I saw a proof that $D_{n}$ is nonabelian for $n \geq 3$ that went the following way:
Let $a,b$ are arbitrary elements of $D_{n}$. Suppose to the contrary that $ab = ba$. Then, we must have that $ab = ba \, \implies \, abb^{-1} = bab^{-1} \, \implies \, a = bab^{-1} = a^{-1}$. Therefore, $a^{2} = e$, and so $n \leq 2$.
There are two things about this proof that I do not understand:
How does $a = bab^{-1}$ imply that $bab^{-1} = a^{-1}$? I have tried multiplying $ab=ba$ on both sides by $a^{-1}$s and $b^{-1}$s, and still cannot derive that $a^{-1}=bab^{-1}$. Could someone show me algebraically and in detail where this comes from?
Also, why does $a^{2} = e$ imply that $n \leq 2$?
Could somebody please answer and explain these things to me?
Thank you.
This proof is not quite correct, but it can be fixed. Let us suppose that the definition of $D_n$ you have to work with, is that $D_n$ is the group of symmetries of a regular $n$-gon. Let $r$ denote a rotation of $2\pi/n$ about the center of the $n$-gon, and let $s$ denote a reflection in a line passing through the center of the $n$-gon.
Then the order of $r$ is $n$, and $r$ and $s$ satisfy the following relation
$$ sr = r^{-1}s.$$
The best way to understand this relation is to try to imagine how both the left and right side act on the regular $n$-gon. To do $sr$, is to first rotate by $2\pi/n$ and reflect by $s$, and to do $r^{-1}s$ is to first reflect, and then rotate by $2\pi/n$ in the opposite direction.
We could formally prove the relation in the following way. Let the $n$-gon sit with its center at the origin of the complex plane, and $r$ be the map $z\mapsto e^{2\pi i/n}z$ and $s$ be the map $z\mapsto\overline{z}$. Its not too hard to see that $r$ does indeed represent a rotation of $2\pi/n$ radians about the origin, and the complex conjugation map $s$ represents reflection in the real axis.
Then the following computation proves the relation:
$$\overline{e^{2\pi i/n}z} = e^{-2\pi i/n} \overline{z},$$
since $r^{-1}$ is represented by multiplying by the complex number $e^{-2\pi/n}$.
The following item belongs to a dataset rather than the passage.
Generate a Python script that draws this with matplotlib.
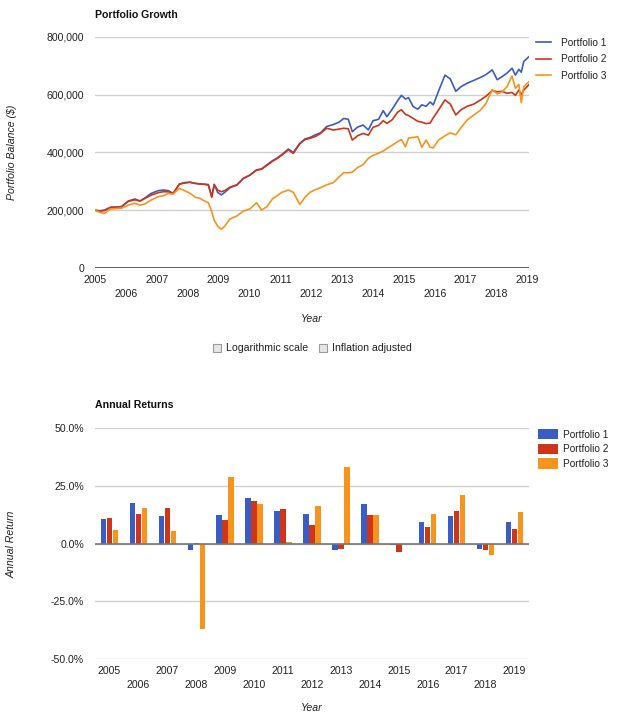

Now that we know that the order of $r$ is $n$, and that $sr=r^{-1}s$, we can proceed with the proof. Suppose that $D_n$ is abelian. Then it must be true that $ab=ba$ for all $a,b\in D_n$. In particular, $rs=sr$. We already know that $sr=r^{-1}s$, hence $rs = r^{-1}s$.
Cancelling $s$ yields $r=r^{-1}$, hence $r^2=e$. Hence the order of $r$ is at most 2. However we know that the order of $r$ is $n$, hence $n\leq 2$.
It follows that $D_n$ is nonabelian when $n\geq 3$.